Оскорбленный предъявленными обвинениями, Вейцман ответил с раздражением и с неприкрытой издевкой:
«Если по каким-то непонятным мне причинам вы решили не участвовать в каких-то встречах или не присутствовать на консультациях, то в этом моей вины нет… Вопреки вашим предположениям, на меня была возложена вся ответственность за проведение политики сионизма…»
Бен-Гурион ответил Вейцману грубо и прямолинейно, тоном, каким школьный учитель вычитывает нашкодившего мальчишку:
«Никто не давал вам права проводить политику сионизма единолично, и моё мнение сводится к тому, что если вы продолжите единолично решать наши проблемы, это не принесёт пользы ни сионизму, ни Палестине».
Вейцман парировал резким письмом, в котором оборвал грубую переписку:
«Сегодня я уезжаю в путешествие по Среднему Западу, и я не думаю, что продолжение переписки приведёт нас к единому мнению».

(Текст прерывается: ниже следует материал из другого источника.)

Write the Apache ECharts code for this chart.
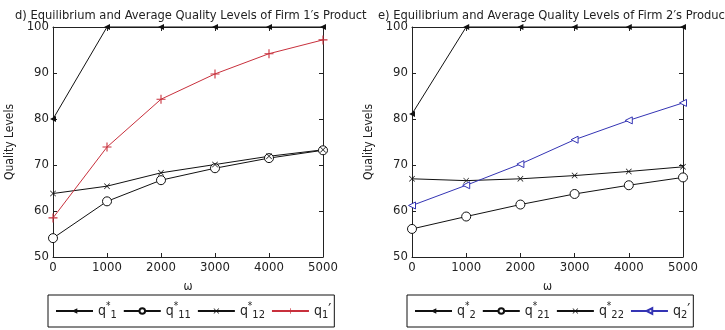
<!DOCTYPE html>
<html>
<head>
<meta charset="utf-8">
<script src="https://cdn.jsdelivr.net/npm/echarts@6/dist/echarts.min.js"></script>
<style>
  html, body { margin: 0; padding: 0; background: #fff; }
  #chart { width: 725px; height: 330px; }
</style>
</head>
<body>
<div id="chart"></div>
<script>
// ω values on the horizontal axis
const omega = [0, 1000, 2000, 3000, 4000, 5000];
const yTicks = [50, 60, 70, 80, 90, 100];

// Firm 1
const q1Star = [80.0, 100, 100, 100, 100, 100];
const q11Star = [54.1, 62.1, 66.7, 69.3, 71.5, 73.2];
const q12Star = [63.8, 65.4, 68.3, 70.1, 71.9, 73.3];
const q1Avg = [58.5, 73.9, 84.3, 89.8, 94.2, 97.2];

// Firm 2
const q2Star = [81.1, 100, 100, 100, 100, 100];
const q21Star = [56.1, 58.8, 61.4, 63.7, 65.6, 67.3];
const q22Star = [67.0, 66.6, 67.0, 67.7, 68.6, 69.6];
const q2Avg = [61.2, 65.6, 70.2, 75.5, 79.7, 83.5];

const FONT = '"DejaVu Sans Condensed", "Liberation Sans", Arial, sans-serif';
const INK = '#222';
const RED = '#c8303c';
const BLUE = '#3434b4';

const TRI_LEFT = 'path://M0,5L10,0L10,10Z';
const PLUS = 'path://M0,4.4H10V5.6H0Z M4.4,0H5.6V10H4.4Z';
const CROSS = 'path://M0.8,0L5,4.2L9.2,0L10,0.8L5.8,5L10,9.2L9.2,10L5,5.8L0.8,10L0,9.2L4.2,5L0,0.8Z';

const pairs = vals => omega.map((w, i) => [w, vals[i]]);

const grids = [
  { left: 53, width: 270, top: 27, height: 230 },
  { left: 412, width: 271, top: 27, height: 230 }
];

const xAxes = [];
const yAxes = [];
grids.forEach((g, i) => {
  const common = { gridIndex: i, type: 'value', splitLine: { show: false },
    axisLine: { show: true, onZero: false, lineStyle: { color: INK, width: 1 } },
    axisTick: { show: true, inside: true, length: 4, lineStyle: { color: INK } } };
  xAxes.push(Object.assign({}, common, {
    position: 'bottom', min: omega[0], max: omega[omega.length - 1], interval: 1000,
    axisLabel: { color: INK, fontSize: 13, fontFamily: FONT, margin: 4, formatter: v => String(v) },
    name: 'ω', nameLocation: 'middle', nameGap: 24,
    nameTextStyle: { color: INK, fontSize: 12, fontFamily: FONT }
  }));
  xAxes.push(Object.assign({}, common, {
    position: 'top', min: omega[0], max: omega[omega.length - 1], interval: 1000,
    axisLabel: { show: false }
  }));
  yAxes.push(Object.assign({}, common, {
    position: 'left', min: yTicks[0], max: yTicks[yTicks.length - 1], interval: 10,
    axisLabel: { color: INK, fontSize: 13, fontFamily: FONT, margin: 4 },
    name: 'Quality Levels', nameLocation: 'middle', nameGap: 37,
    nameTextStyle: { color: INK, fontSize: 12, fontFamily: FONT }
  }));
  yAxes.push(Object.assign({}, common, {
    position: 'right', min: yTicks[0], max: yTicks[yTicks.length - 1], interval: 10,
    axisLabel: { show: false }
  }));
});

function lineSeries(name, vals, gi, color, symbol, size, fill) {
  return {
    name, type: 'line', xAxisIndex: gi * 2, yAxisIndex: gi * 2,
    data: pairs(vals), clip: false, symbol, symbolSize: size, showSymbol: true,
    lineStyle: { color, width: 1 },
    itemStyle: { color: fill, borderColor: color, borderWidth: fill === color ? 0 : 1 },
    emphasis: { disabled: true }, animation: false
  };
}

const series = [
  lineSeries('q1*', q1Star, 0, '#111', TRI_LEFT, [6, 6], '#111'),
  lineSeries('q11*', q11Star, 0, '#111', 'circle', 9, '#fff'),
  lineSeries('q12*', q12Star, 0, '#111', CROSS, 6, '#111'),
  lineSeries('q1′', q1Avg, 0, RED, PLUS, 9, RED),
  lineSeries('q2*', q2Star, 1, '#111', TRI_LEFT, [6, 6], '#111'),
  lineSeries('q21*', q21Star, 1, '#111', 'circle', 9, '#fff'),
  lineSeries('q22*', q22Star, 1, '#111', CROSS, 6, '#111'),
  lineSeries('q2′', q2Avg, 1, BLUE, TRI_LEFT, [7, 7], '#fff')
];

// Legend labels: q with a subscript index and a star / prime mark
const legendText = {
  'q1*': '{q|q}{sup|*}{sub|1}',
  'q11*': '{q|q}{sup|*}{sub|11}',
  'q12*': '{q|q}{sup|*}{sub|12}',
  'q1′': '{q|q}{sub|1}{pr|′}',
  'q2*': '{q|q}{sup|*}{sub|2}',
  'q21*': '{q|q}{sup|*}{sub|21}',
  'q22*': '{q|q}{sup|*}{sub|22}',
  'q2′': '{q|q}{sub|2}{pr|′}'
};
const rich = {
  q: { fontSize: 14, fontFamily: FONT, color: INK, lineHeight: 20, verticalAlign: 'middle' },
  sub: { fontSize: 11, fontFamily: FONT, color: INK, lineHeight: 20, verticalAlign: 'bottom' },
  sup: { fontSize: 10, fontFamily: FONT, color: INK, lineHeight: 20, verticalAlign: 'top' },
  pr: { fontSize: 15, fontFamily: FONT, color: INK, lineHeight: 20, verticalAlign: 'middle' }
};

function legend(names, left) {
  return {
    data: names, left, top: 295, orient: 'horizontal',
    itemWidth: 37, itemHeight: 7, itemGap: 6,
    padding: [6, 3, 6, 7],
    borderColor: '#111', borderWidth: 1, backgroundColor: '#fff',
    selectedMode: false,
    formatter: n => legendText[n],
    textStyle: { rich, padding: [0, 0, 0, 0] }
  };
}

const chart = echarts.init(document.getElementById('chart'), null, { renderer: 'canvas' });
chart.setOption({
  backgroundColor: '#fff',
  animation: false,
  title: [
    { text: 'd) Equilibrium and Average Quality Levels of Firm 1′s Product', left: 10, top: 4,
      textStyle: { fontSize: 12.8, fontWeight: 'normal', color: INK, fontFamily: FONT } },
    { text: 'e) Equilibrium and Average Quality Levels of Firm 2′s Product', left: 373, top: 4,
      textStyle: { fontSize: 12.8, fontWeight: 'normal', color: INK, fontFamily: FONT } }
  ],
  grid: grids,
  xAxis: xAxes,
  yAxis: yAxes,
  legend: [
    legend(['q1*', 'q11*', 'q12*', 'q1′'], 48),
    legend(['q2*', 'q21*', 'q22*', 'q2′'], 407)
  ],
  series
});
</script>
</body>
</html>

Бен-Гурион не намерен был прекращать перепалку, но раз Вейцман не пожелал с ним общаться, то он обратился с письмом к Стивену Вайсу, председателю американского комитета по вопросам кризиса, и повторил обвинения, а чтобы Вайс не отложил письмо в «долгий ящик», он завершил его угрозой: «если эта опасная ситуация не будет немедленно разъяснена, у меня не останется иного выбора, как обратиться в Исполнительный комитет сионистского движения в Палестине с просьбой об отставке доктора Вейцмана».